Anyone who has heard us at VQ Volunteer Strategies talk about the importance of measuring volunteer impact has undoubtedly heard us say, “We have to get beyond counting hours!” In fact, most people have heard us say that many, many times. And, yet, while the field continues to develop more robust and profound means to measure and communicate volunteer impact, it is worth bearing in mind how important hours can be in measuring and communicating volunteer involvement in certain situations including disasters such as hurricanes that all-too-often batter our coasts – though it is no easy calculation!

At a recent regional conference of America’s Service Commissions, I was presenting multiple methods for measuring volunteer value including the wage-replacement model (a process of utilizing dollar values for volunteer contributions that align with what it would cost to hire someone to do that work*). As I often do, I explained how this model can present a more realistic financial value for volunteer hours within a single organizational program but cautioned the room that it is too big an undertaking for most organizations to conduct an enterprise-wide analysis of that type. This is when Taylor Wolter, the Disaster Services and Outreach Officer with OneStar Foundation (the Texas state service commission) spoke up.

Taylor modestly explained that, in fact, he had undertaken such an endeavor for the disaster response volunteers across the entire state of Texas in the aftermath of Hurricane Harvey. He reminded us of the vital role that providing financial values for volunteer hours plays in ensuring that locally affected communities receive reimbursement in federal disaster aid. Those dollar equivalents are considered community matches in disaster reimbursements.

I recently reconnected with Taylor to learn more about his monumental efforts and gather advice for others who are grappling with tracking hours.

Given Taylor’s experience in both the private sector and as a part of the Texas Conservation Corps (a specialized disaster response group within AmeriCorps), he was hired about a month after Hurricane Harvey. His first task was to clean up and streamline the collection and tracking of volunteer hours throughout the state. At the time, Texas and FEMA were dealing with three back-to-back hurricanes, 50 Volunteer Receptions Centers (VRCs) in Texas alone, and tens of thousands of volunteers contributing time to the response and clean up. Each VRC was expected to report to the Joint Field Office daily or weekly with compiled volunteer hours. Millions of hours were being tracked via … (you guessed it) Excel spreadsheets.

Taylor pulled together a team to spend an intensive two-day audit that surfaced a few glitches in the system, cleaned up the data, and then spent another two weeks ensuring the information was accurate before publicizing corrected reports of the 2+ million hours of volunteer time already contributed. They also worked to develop and distribute guidance on how to track and report consistently not only around the volunteer hours, but also donations management. The value of skilled labor (from driving forklifts to providing childcare) together with the donated items (from clothing and food to lumber for rebuilding) were crucial to the local communities. Those dollar values are a match that goes towards the public assistance each community can expect to receive in reimbursement.

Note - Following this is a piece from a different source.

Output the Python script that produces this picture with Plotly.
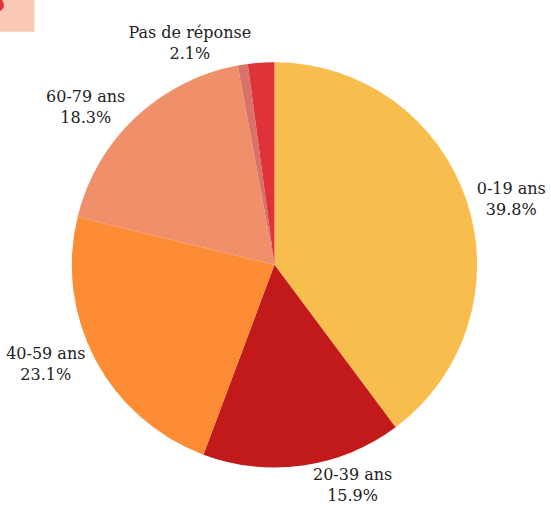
import plotly.graph_objects as go

labels = ["0-19 ans", "20-39 ans", "40-59 ans", "60-79 ans", "80 ans et plus", "Pas de réponse"]
values = [39.8, 15.9, 23.1, 18.3, 0.8, 2.1]
colors = ["#F7BE4E", "#C21A1B", "#FD8C35", "#F0906A", "#D8736A", "#E03339"]
show_label = [True, True, True, True, False, True]

W, H = 551, 513
cx, cy, r = 279, 268, 206
FONT = "DejaVu Serif, serif"

texts = [f"{l}<br>{v:.1f}%" if s else "" for l, v, s in zip(labels, values, show_label)]

fig = go.Figure(go.Pie(
    labels=labels,
    values=values,
    text=texts,
    textinfo="text",
    textposition="outside",
    sort=False,
    direction="clockwise",
    rotation=0,
    marker=dict(colors=colors, line=dict(width=0)),
    outsidetextfont=dict(family=FONT, size=16, color="#222222"),
    domain=dict(x=[(cx - r) / W, (cx + r) / W], y=[(H - cy - r) / H, (H - cy + r) / H]),
    showlegend=False,
    hoverinfo="label+percent",
))

fig.update_layout(
    width=W, height=H,
    margin=dict(l=0, r=0, t=0, b=0),
    paper_bgcolor="white",
    plot_bgcolor="white",
    font=dict(family=FONT),
    shapes=[
        dict(type="rect", xref="paper", yref="paper", x0=0, x1=35 / W, y0=1 - 32 / H, y1=1,
             fillcolor="#F9C9B5", line=dict(width=0), layer="below"),
        dict(type="circle", xref="paper", yref="paper", x0=-10 / W, x1=4 / W, y0=1 - 12 / H, y1=1 + 2 / H,
             fillcolor="#E03339", line=dict(width=0)),
    ],
)

fig.write_html("out.html", config={"displayModeBar": False},
               post_script="document.body.style.margin='0';document.body.style.overflow='hidden';")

Taylor and his team continued to collect, audit, and communicate this data for six months, at which point the state shifted to long term recovery plans and the Texas Division of Emergency Management took over the data collection.

Recognizing that tracking hours is still a central part of many organizations’ efforts to track and communicate volunteer impact – whether because it ties into local reimbursements or simply because that’s how leadership or funders seek to demonstrate the impact – we asked Taylor for his advice around tracking hours across a large, multi-site enterprise. Here is what he shared:

  • Make it easy. The easier the tracking for the volunteers and the reporting for the local sites, the better.
  • Standardize it. Be clear that you want reports in hours (as opposed to days or FTEs, for example). Also, create easily accessible standardized forms that can used by large organizations such as a metro-wide food pantry as well as a small mobile food pantry parked in a church parking lot.
  • Invest now in refining the systems and learn from others. With the frequency of natural disasters and the need to track and report on volunteer service rising, we have an opportunity now to refine the systems and make them better by talking to each other, learning from business and other sectors, and getting it right.

In other words, while we at VQ Volunteer Strategies recommend in most cases that we should be tracking and communicating volunteer involvement beyond just hours – looking and outcomes and impacts for the mission of the organization – we also recognize that there is a time and place to track and report hours. Given that, let’s make those hours (and the tracking systems) really count!

*For example, in the wage replacement model, if you have a volunteer who happens to be an attorney, the hour that volunteer spends picking weeds in a community garden would be valued at a much lower rate than an hour from same individual providing pro bono legal services.